I love having vivid dreams that I remember. I think it is an absolute trip what your mind comes up with.
I’m definitely seeing a bite guard/dinosaur correlation though. Like, if you’d gotten a cast, maybe the mummies would have come for you.
S-
Lol! Good point! Maybe I am the very bitey thing that I am afraid of.
Although now that I think of it, it would be super hard to get away from those mummies with a broken body part. I’d be a gonner for sure!
MidLifeMama – my teeth are cracking too! Makes me feel real bad, like I’m the six million dollar man, and all that money had to be spent on my mouth. No Benz for me.
What in the world are you eating before you go to bed? Sheesh. Are you sure you’re not eating spicy food or too much chocolate? I had a reoccuring dream when I was little of my family being chased by the giant purple blob from the movie and being overtaken one by one until it came to me. Messed with my head my entire youth. Then there are the Dimetap (sp?) dreams. That stuff makes me dream some freaky things, some sexy, some not so much. My dreams have made sense here lately (telling the future ex off, etc.). I like those. I feel vindicated. Maybe you’re stressing because you secretly want another baby…*ducks head and hides behind furniture*.
Your dressed up dinosaur is adorable.
Awwww…. that dinosaur makes me want to have a pet.
I don’t sleep much because I have terrible insomnia, but when I do I always have nightmares.
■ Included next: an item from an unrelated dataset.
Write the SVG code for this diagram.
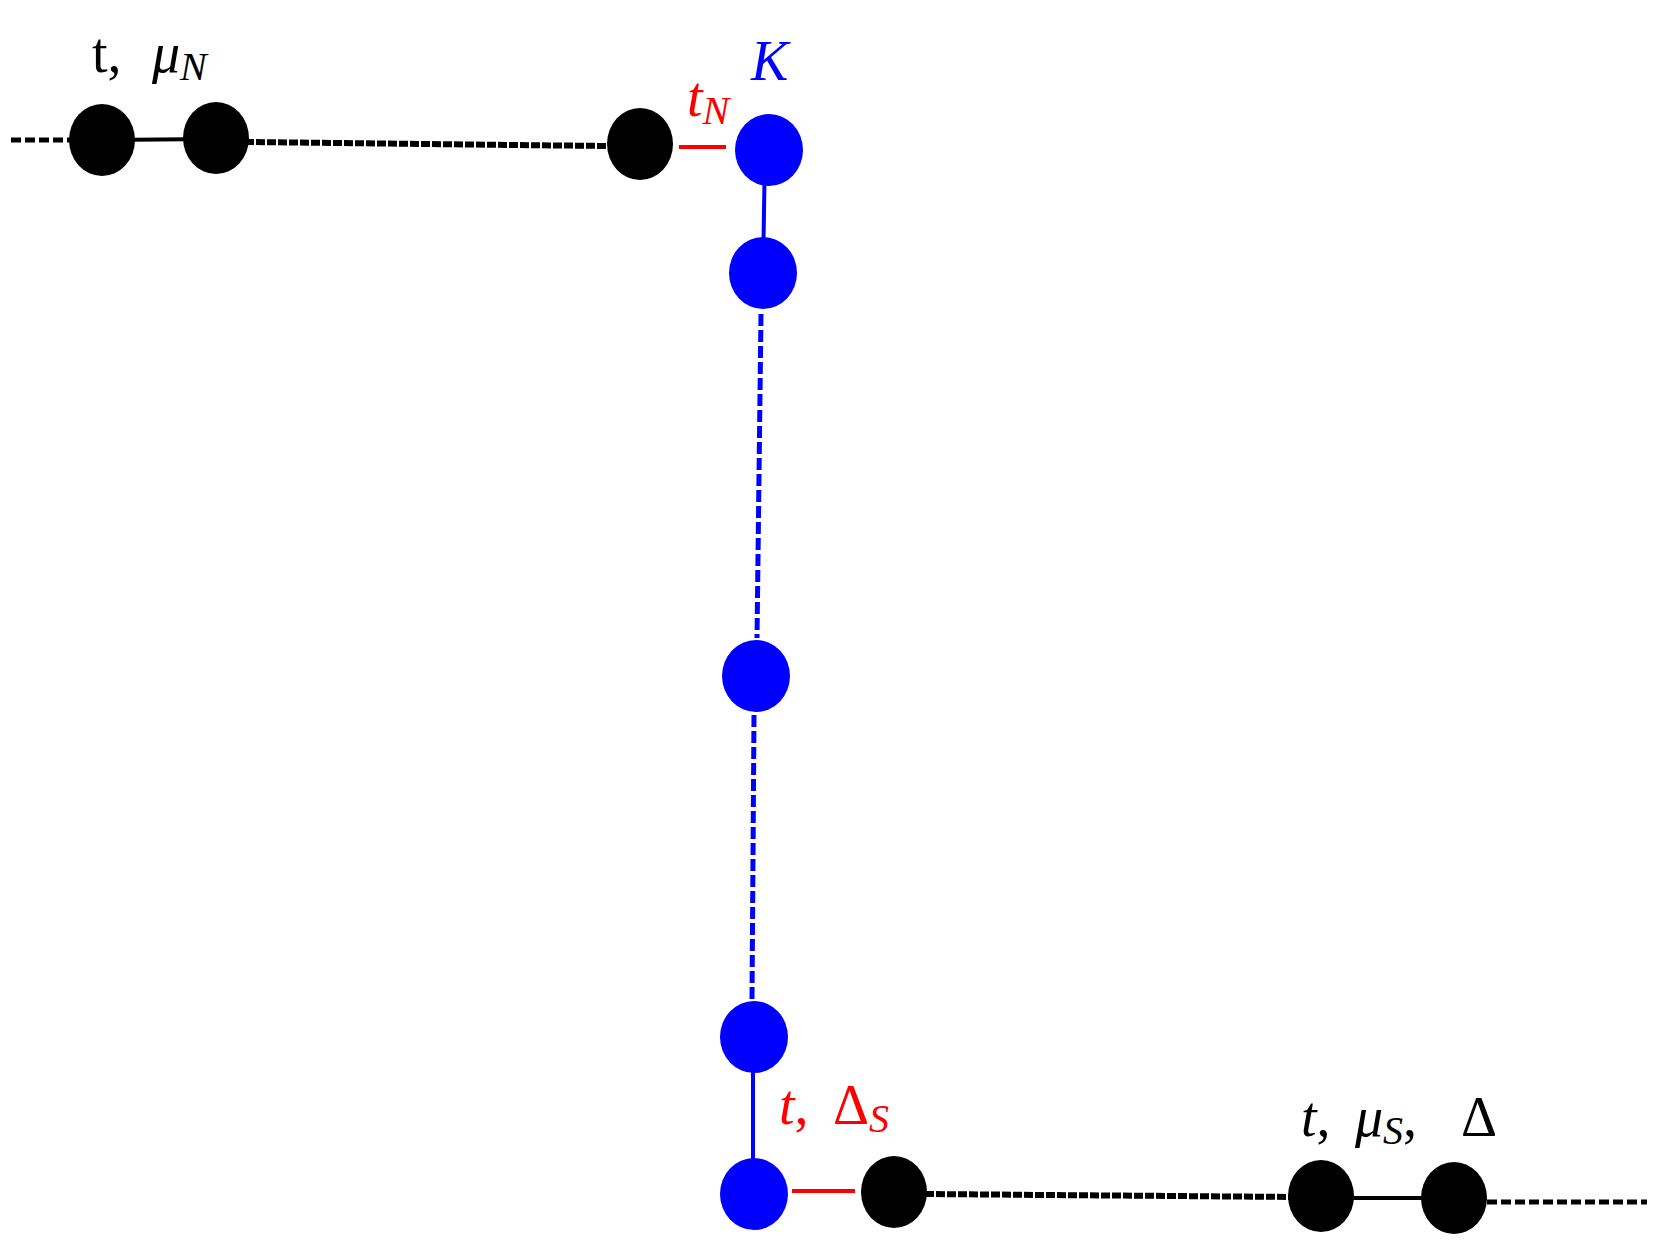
<svg xmlns="http://www.w3.org/2000/svg" width="1664" height="1256" viewBox="0 0 1664 1256">
<style>
.k{fill:#000}.b{fill:#0000ff}
.t{font-family:"Liberation Serif",serif;font-size:56px}
.i{font-style:italic}
.s{font-size:40px;font-style:italic}
</style>
<rect width="1664" height="1256" fill="#fff"/>
<g transform="translate(-5,-4)">
<g id="connectors" fill="none">
<line x1="16" y1="144" x2="75" y2="144" stroke="#000" stroke-width="5" stroke-dasharray="10,4"/>
<line x1="107" y1="144" x2="221" y2="143" stroke="#000" stroke-width="4"/>
<line x1="250" y1="146" x2="612" y2="150" stroke="#000" stroke-width="6" stroke-dasharray="9,2"/>
<line x1="684" y1="151" x2="731" y2="151" stroke="#f00" stroke-width="4"/>
<line x1="770" y1="154" x2="768" y2="277" stroke="#00f" stroke-width="4"/>
<line x1="766" y1="318" x2="762" y2="642" stroke="#00f" stroke-width="5" stroke-dasharray="12,4"/>
<line x1="759" y1="719" x2="757" y2="1003" stroke="#00f" stroke-width="5" stroke-dasharray="12,4"/>
<line x1="758" y1="1041" x2="758" y2="1198" stroke="#00f" stroke-width="4"/>
<line x1="797" y1="1195" x2="860" y2="1195" stroke="#f00" stroke-width="4"/>
<line x1="930" y1="1198" x2="1300" y2="1201" stroke="#000" stroke-width="6" stroke-dasharray="9,2"/>
<line x1="1326" y1="1202" x2="1459" y2="1202" stroke="#000" stroke-width="4"/>
<line x1="1492" y1="1206" x2="1652" y2="1206" stroke="#000" stroke-width="5" stroke-dasharray="10,4"/>
</g>
<g id="n1"><ellipse class="k" cx="107" cy="144" rx="33" ry="36"/></g>
<g id="n2"><ellipse class="k" cx="221" cy="142" rx="33" ry="36"/></g>
<g id="n3"><ellipse class="k" cx="645" cy="148" rx="33" ry="36"/></g>
<g id="b1"><ellipse class="b" cx="774" cy="154" rx="34" ry="36"/></g>
<g id="b2"><ellipse class="b" cx="768" cy="277" rx="34" ry="36"/></g>
<g id="b3"><ellipse class="b" cx="761" cy="680" rx="34" ry="36"/></g>
<g id="b4"><ellipse class="b" cx="759" cy="1041" rx="34" ry="36"/></g>
<g id="b5"><ellipse class="b" cx="759" cy="1198" rx="34" ry="36"/></g>
<g id="n4"><ellipse class="k" cx="899" cy="1196" rx="33" ry="36"/></g>
<g id="n5"><ellipse class="k" cx="1326" cy="1200" rx="33" ry="36"/></g>
<g id="n6"><ellipse class="k" cx="1459" cy="1202" rx="33" ry="36"/></g>
<g id="labels">
<text class="t" x="97" y="76">t,<tspan class="i" x="157">μ</tspan><tspan class="s" dy="8">N</tspan></text>
<text class="t i" x="756" y="84" fill="#00f">K</text>
<text class="t" x="692" y="120" fill="#f00"><tspan class="i">t</tspan><tspan class="s" dy="8">N</tspan></text>
<text class="t" x="784" y="1128" fill="#f00"><tspan class="i">t</tspan>,<tspan x="838">Δ</tspan><tspan class="s" dy="8">S</tspan></text>
<text class="t" x="1306" y="1140"><tspan class="i">t</tspan>,<tspan class="i" x="1360">μ</tspan><tspan class="s" dy="8">S</tspan><tspan dy="-8">,</tspan><tspan x="1466">Δ</tspan></text>
</g>
</g>
</svg>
I feel you on the clenching and nightmares and non-sleeping. Gave up on the biteguard, I take my melatonin before bed (it seems to help with both insomnia and the clenching). Don’t even get me started on the dreams – Porky Pig and Daffy Duck in a canoe in a swamp, and they’re fighting and trying to flip the canoe over upside down. And only they are cartoons, the rest is real-life. And I’m in the canoe too, but I’m like, 6 or something. Love to hear what Freud would have thought of that one
Shit woman, that is some scary stuff! I definitely prefer my kinky girl on girl dreams I’ve been having lately. Seriously. I think my psyche is telling me something.